I wanted those Froot Loops.

"No," said my mother. "They're full of sugar and they encourage bad spelling." She reached instead for heart-healthy Cheerios, despite my insistence that they should be spelled Cheery O's. 


She held her ground: "That's a tu quoque argument that does nothing to counter the demerit against Froot Loops, which is that they're full of sugar and they'll have you bouncing off the walls and cracking the plaster."

Mother controlled the cash and the cart, but I had several aces up my sleeve (though I was actually wearing a tank top — full disclosure): I was in a very crowded supermarket full of people who would probably give disapproving looks and I had lungs that could produce sounds so loud that even the Caucasians who had left Compton in the early stages of White flight would still be able to hear me. ("Oh, is the Kushibo boy coming for a visit all the way out here in Yucaipa? Let's make fresh cookies.")

I let loose on the screamingest, loudest, kickingest, most gawdawful tantrum ever performed by a grammar school student. 

My mother furrowed her brow, looked around at all the disapproving looks (point: Kushibo) and then she left her cart, walked at a normal pace right out the sliding doors at the front of the store, got into the station wagon, and drove off. 

When I paused to open my eyes and saw my mother had gone, I stopped making any noise, stood up, looked around, and quickly took note that the money-providing maternal unit was gone. She had taken off.

"Holy sh¡t!" My foul-mouthed inner voice said to myself, "Mom left me alone in the middle of a grocery store in fuçking Compton!" 

I looked to and fro in a panic (heh heh... fro), with genuine tears starting to ooze from my eyes. "I'm screwed!"

And she didn't come back. Not five minutes later, not ten.

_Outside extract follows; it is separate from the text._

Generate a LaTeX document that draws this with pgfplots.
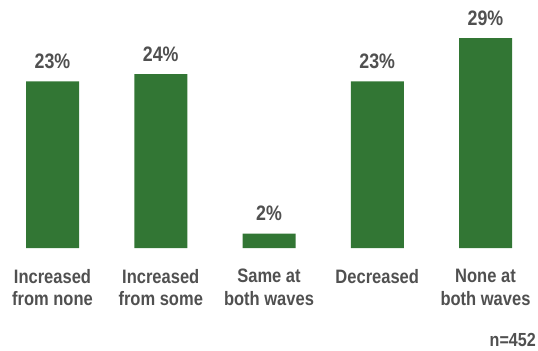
\documentclass[border=0pt]{standalone}
\usepackage{pgfplots}
\pgfplotsset{compat=1.18}
\usepackage{fontspec}
\setmainfont{Liberation Sans}[FakeStretch=0.85]
\definecolor{bargreen}{RGB}{50,118,52}
\definecolor{txtgray}{RGB}{80,80,80}
\begin{document}
\begin{tikzpicture}
\begin{axis}[
  scale only axis, width=538bp, height=351bp,
  xmin=-0.485, xmax=4.485, ymin=-14.22, ymax=34.25,
  enlargelimits=false,
  axis lines=none, ticks=none,
  ybar, bar width=53bp,
  /pgf/number format/assume math mode=true,
  nodes near coords={\pgfmathprintnumber{\pgfplotspointmeta}\%},
  every node near coord/.append style={font=\fontsize{21}{23}\selectfont\bfseries, text=txtgray, yshift=9bp},
  clip=false,
]
\path (rel axis cs:0,0) rectangle (rel axis cs:1,1);
\addplot[fill=bargreen, draw=none] coordinates {(0,23) (1,24) (2,2) (3,23) (4,29)};
\foreach \i/\lab in {0/{Increased\\from none},1/{Increased\\from some},2/{Same at\\both waves},3/{Decreased},4/{None at\\both waves}}{
  \edef\tmp{\noexpand\node[anchor=north, align=center, text=txtgray, font=\noexpand\fontsize{19.5}{23}\noexpand\selectfont\noexpand\bfseries] at (axis cs:\i,-2.4) {\unexpanded\expandafter{\lab}};}
  \tmp
}
\node[anchor=south east, text=txtgray, font=\fontsize{19}{21}\selectfont\bfseries, inner xsep=2bp, inner ysep=4bp] at (rel axis cs:1,0) {n=452};
\end{axis}
\end{tikzpicture}
\end{document}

Not even half an hour (I actually had no sense of time; I'm judging based roughly on how long a cartoon was). 

After what seemed like an eternity (two, possibly three episodes), my dad came in, went over to the manager's desk, pulled out my picture and asked if they had this kid anywhere in the store (my dad and I look nothing alike, a fact I may or may not have exploited once in a shopping mall at the age of ten when I yelled that some stranger was kidnapping me because I didn't want to leave the video arcade). 

The manager indicated where I was, at check-out counter 1, nervously clutching the leg of a friendly-looking cashier who had agreed to watch me until my "I'd do the same thing if my kid pulled that kinda stunt" mom showed up again. 

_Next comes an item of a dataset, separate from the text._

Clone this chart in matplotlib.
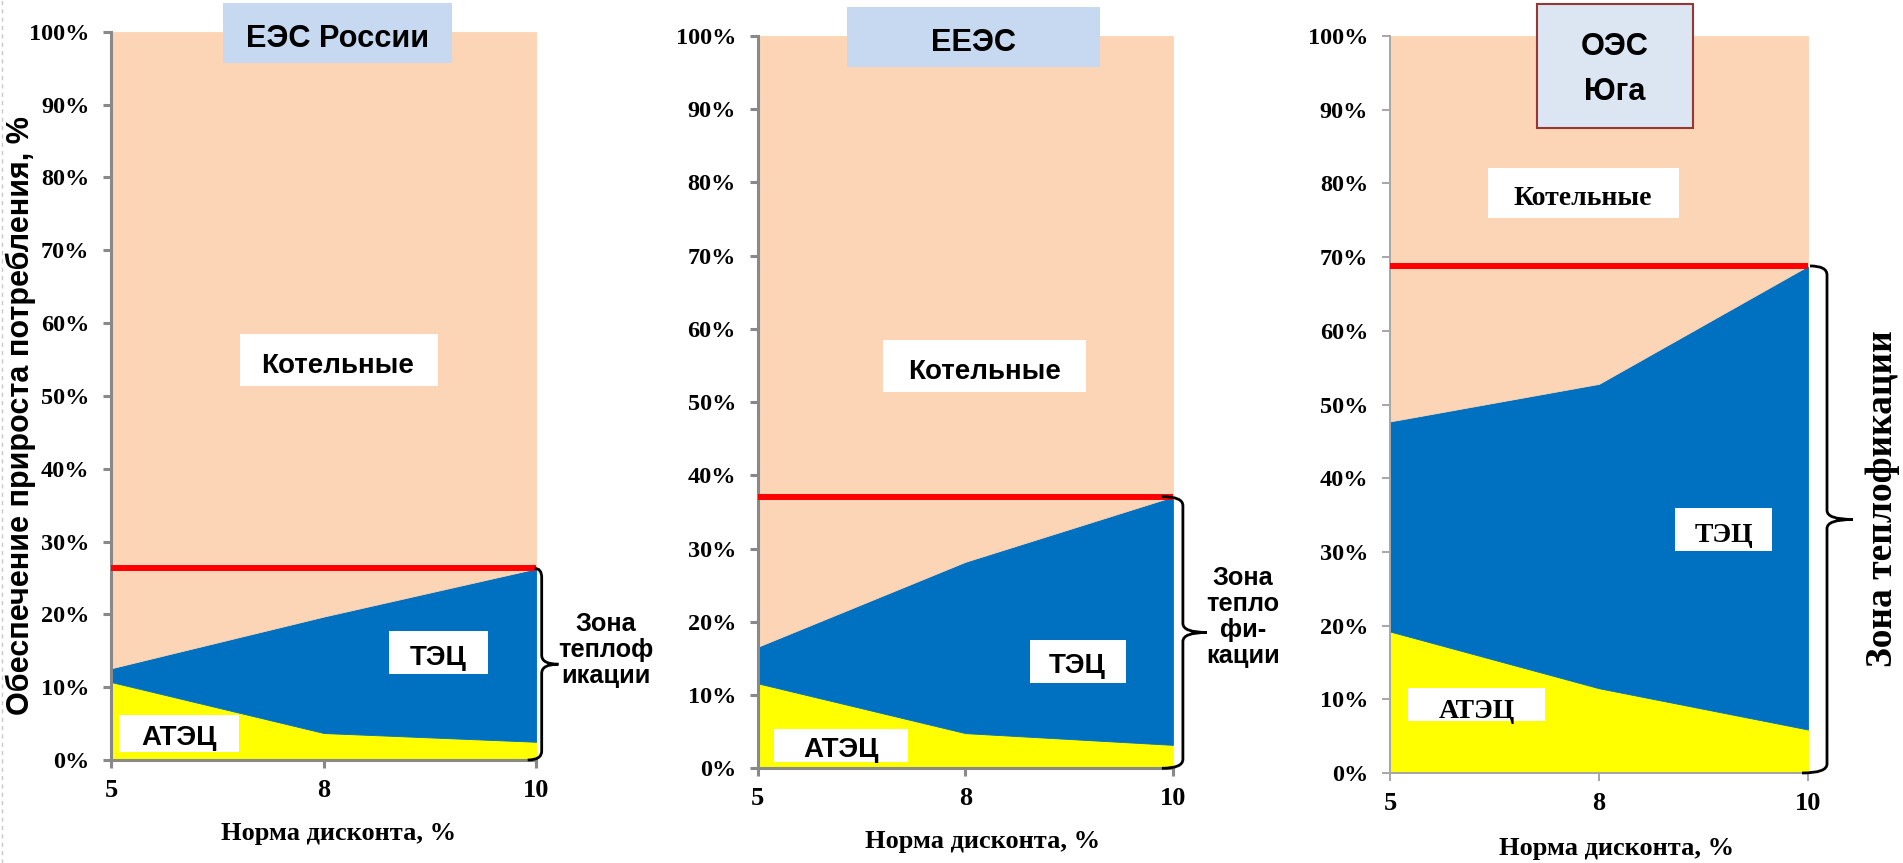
import numpy as np
import matplotlib
matplotlib.use('Agg')
import matplotlib.pyplot as plt
from matplotlib import font_manager
from matplotlib.patches import Rectangle, PathPatch
from matplotlib.path import Path
from matplotlib.transforms import IdentityTransform

W, H = 1903, 863

discount = ['5', '8', '10']

# доли (%) в обеспечении прироста потребления тепла
atec_rus = [10.7, 3.7, 2.5]
tec_rus = [1.9, 16.0, 23.8]

atec_ees = [11.6, 4.8, 3.2]
tec_ees = [5.0, 23.4, 33.9]

atec_south = [19.2, 11.5, 5.9]
tec_south = [28.5, 41.3, 62.9]

PEACH = '#FBD5B5'
BLUE = '#0070C0'
YELLOW = '#FFFF00'
RED = '#FF0000'

names = {f.name for f in font_manager.fontManager.ttflist}
if 'Liberation Sans Narrow' in names:
    NARROW, NK = 'Liberation Sans Narrow', 1.0
else:
    NARROW, NK = 'Liberation Sans', 0.87
SANS = 'Liberation Sans'
SERIF = 'Liberation Serif'

fig = plt.figure(figsize=(W / 100, H / 100), dpi=100)


def fx(px):
    return px / W


def fy(py):
    return 1 - py / H


def rect(x0, y0, x1, y1, fc, ec='none', lw=0):
    fig.add_artist(Rectangle((fx(x0), fy(y1)), fx(x1) - fx(x0), fy(y0) - fy(y1),
                             transform=fig.transFigure, fc=fc, ec=ec, lw=lw))


def label(x, y, s, family, size, va='baseline', **kw):
    fig.text(fx(x), fy(y), s, family=family, fontsize=size, fontweight='bold',
             ha='center', va=va, **kw)


def brace(ax, y_top, dx_line, dx_tip, hook_top, hook_bot, r=9):
    xr = ax.transAxes.transform((1, 0))[0]
    yt = ax.transData.transform((0, y_top))[1]
    yb = ax.transData.transform((0, 0))[1]
    ym = (yt + yb) / 2
    xv, xt = xr + dx_line, xr + dx_tip
    verts = [(xv - hook_top, yt), (xv, yt), (xv, yt - r), (xv, ym + r),
             (xv, ym), (xt, ym), (xv, ym), (xv, ym - r), (xv, yb + r),
             (xv, yb), (xv - hook_bot, yb)]
    codes = [Path.MOVETO, Path.CURVE3, Path.CURVE3, Path.LINETO,
             Path.CURVE3, Path.CURVE3, Path.CURVE3, Path.CURVE3, Path.LINETO,
             Path.CURVE3, Path.CURVE3]
    fig.add_artist(PathPatch(Path(verts, codes), transform=IdentityTransform(),
                             fill=False, ec='black', lw=2.0, capstyle='butt'))


def panel(box, atec, tec, spine_color, spine_w):
    left, top, right, bottom = box
    ax = fig.add_axes([fx(left), fy(bottom), fx(right) - fx(left), fy(top) - fy(bottom)])
    x = np.arange(len(discount))
    a = np.array(atec)
    t = a + np.array(tec)
    ax.fill_between(x, 0, a, color=YELLOW, lw=0.6)
    ax.fill_between(x, a, t, color=BLUE, lw=0.6)
    ax.fill_between(x, t, 100, color=PEACH, lw=0.6)
    ax.hlines(t[-1], 0, 2, color=RED, lw=4.3, zorder=5, clip_on=False)
    ax.set_xlim(0, 2)
    ax.set_ylim(0, 100)
    ax.set_xticks(x, discount)
    ax.set_yticks(range(0, 101, 10))
    ax.yaxis.set_major_formatter(lambda v, p: f'{v:.0f}%')
    for s in ('top', 'right'):
        ax.spines[s].set_visible(False)
    for s in ('left', 'bottom'):
        ax.spines[s].set_color(spine_color)
        ax.spines[s].set_linewidth(spine_w)
    ax.tick_params(axis='y', length=5.8, width=spine_w, color=spine_color, pad=10)
    ax.tick_params(axis='x', length=5.8, width=spine_w, color=spine_color, pad=8)
    for lab in ax.get_yticklabels():
        lab.set_fontfamily(SERIF)
        lab.set_fontweight('bold')
        lab.set_fontsize(17.5)
    for lab in ax.get_xticklabels():
        lab.set_fontfamily(SERIF)
        lab.set_fontweight('bold')
        lab.set_fontsize(19)
    return ax, t[-1]


# ЕЭС России
ax1, z1 = panel((111.4, 31.7, 536.4, 760), atec_rus, tec_rus, '#898989', 2.2)
rect(223, 3, 452, 63, '#C6D9F1')
label(337.5, 46.7, 'ЕЭС России', NARROW, 25.5 * NK)
rect(240, 334, 437.5, 386, 'white')
label(337.5, 372.7, 'Котельные', SANS, 20)
rect(389, 631, 487.5, 674, 'white')
label(438, 665, 'ТЭЦ', SANS, 20)
rect(119, 715, 238.6, 751.7, 'white')
label(178.6, 745, 'АТЭЦ', SANS, 20)
brace(ax1, z1, 5.3, 22, 7, 14)
label(606, 650, 'Зона\nтеплоф\nикации', NARROW, 21 * NK, va='center', linespacing=1.12)
label(338.4, 833, 'Норма дисконта, %', SERIF, 19, va='center')
fig.text(fx(20.5), fy(415.5), 'Обеспечение прироста потребления, %', family=SANS,
         fontsize=22, fontweight='bold', rotation=90, ha='center', va='center')

# ЕЕЭС
ax2, z2 = panel((757.9, 36, 1172.9, 768.3), atec_ees, tec_ees, '#898989', 2.2)
rect(847, 6.7, 1100, 66.7, '#C6D9F1')
label(973.5, 50.7, 'ЕЕЭС', NARROW, 25.5 * NK)
rect(882.9, 340, 1086, 391.7, 'white')
label(984.6, 379, 'Котельные', SANS, 20)
rect(1030, 640, 1125.7, 682.7, 'white')
label(1077, 673.3, 'ТЭЦ', SANS, 20)
rect(774, 729, 908, 761.7, 'white')
label(841, 756.7, 'АТЭЦ', SANS, 20)
brace(ax2, z2, 10, 34, 21, 21)
label(1243, 617, 'Зона\nтепло\nфи-\nкации', NARROW, 21 * NK, va='center', linespacing=1.12)
label(983, 841.7, 'Норма дисконта, %', SERIF, 19, va='center')

# ОЭС Юга
ax3, z3 = panel((1390, 36, 1808, 773), atec_south, tec_south, '#A6A6A6', 1.4)
rect(1537, 4, 1693, 128.5, '#DCE6F2', ec='#953735', lw=1.5)
label(1615, 55, 'ОЭС', NARROW, 25.5 * NK)
label(1615, 100, 'Юга', NARROW, 25.5 * NK)
rect(1488, 168, 1679, 218, 'white')
label(1583, 205, 'Котельные', SERIF, 20)
rect(1675, 508, 1772, 551, 'white')
label(1723.5, 541.7, 'ТЭЦ', SERIF, 20)
rect(1408, 688, 1545, 721, 'white')
label(1477, 717.7, 'АТЭЦ', SERIF, 20)
brace(ax3, z3, 19, 45, 17, 25)
fig.text(fx(1882), fy(499), 'Зона теплофикации', family=SERIF, fontsize=27,
         fontweight='bold', rotation=90, ha='center', va='center')
label(1617, 848.3, 'Норма дисконта, %', SERIF, 19, va='center')

# пунктирная рамка слайда
fig.add_artist(plt.Line2D([fx(1.5), fx(1.5)], [0, 1], transform=fig.transFigure,
                          color='#C8C8C8', lw=1, ls=(0, (3, 3))))

fig.savefig('out.png', dpi=100)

Dad said thank you, firmly took my arm (and I his), and marched me to the Volkswagen. I never, ever, ever, ever, ever asked for Froot Loops again (though I did go through a "Ha! I can eat whatever I want now!" period during freshman year of college... my parents were sort of food Nazis).

And this is how we should deal with North Korea. If they want to have a pants-sh¡tting temper tantrum in the middle of Aisle 6, let them. Just walk away.

Sure, stories from Kushibo's emotionally scarring childhood aren't always perfect substitutes for learned punditry on important political issues, but they do provide good parables. I'm like a non-divine modern-day Jesus in this way. And if I don't post anything over the next few days, you know the Good Lord has struck me down for blasphemy. And possibly profanity. 

And the story itself may not be entirely true. But at the very least, though, we were in Compton and I was six. Or five. And whatever else went down, I know I didn't get the Froot Loops.

* Lucky's being part of evil corporate America is not really pertinent to this story. In fact, it's kinda distracting.

Requisite picture of threatening-looking images from 
North Korea that must accompany any article on North Korea. 
In this photo: North Korean MILDs (military I'd like to disarm).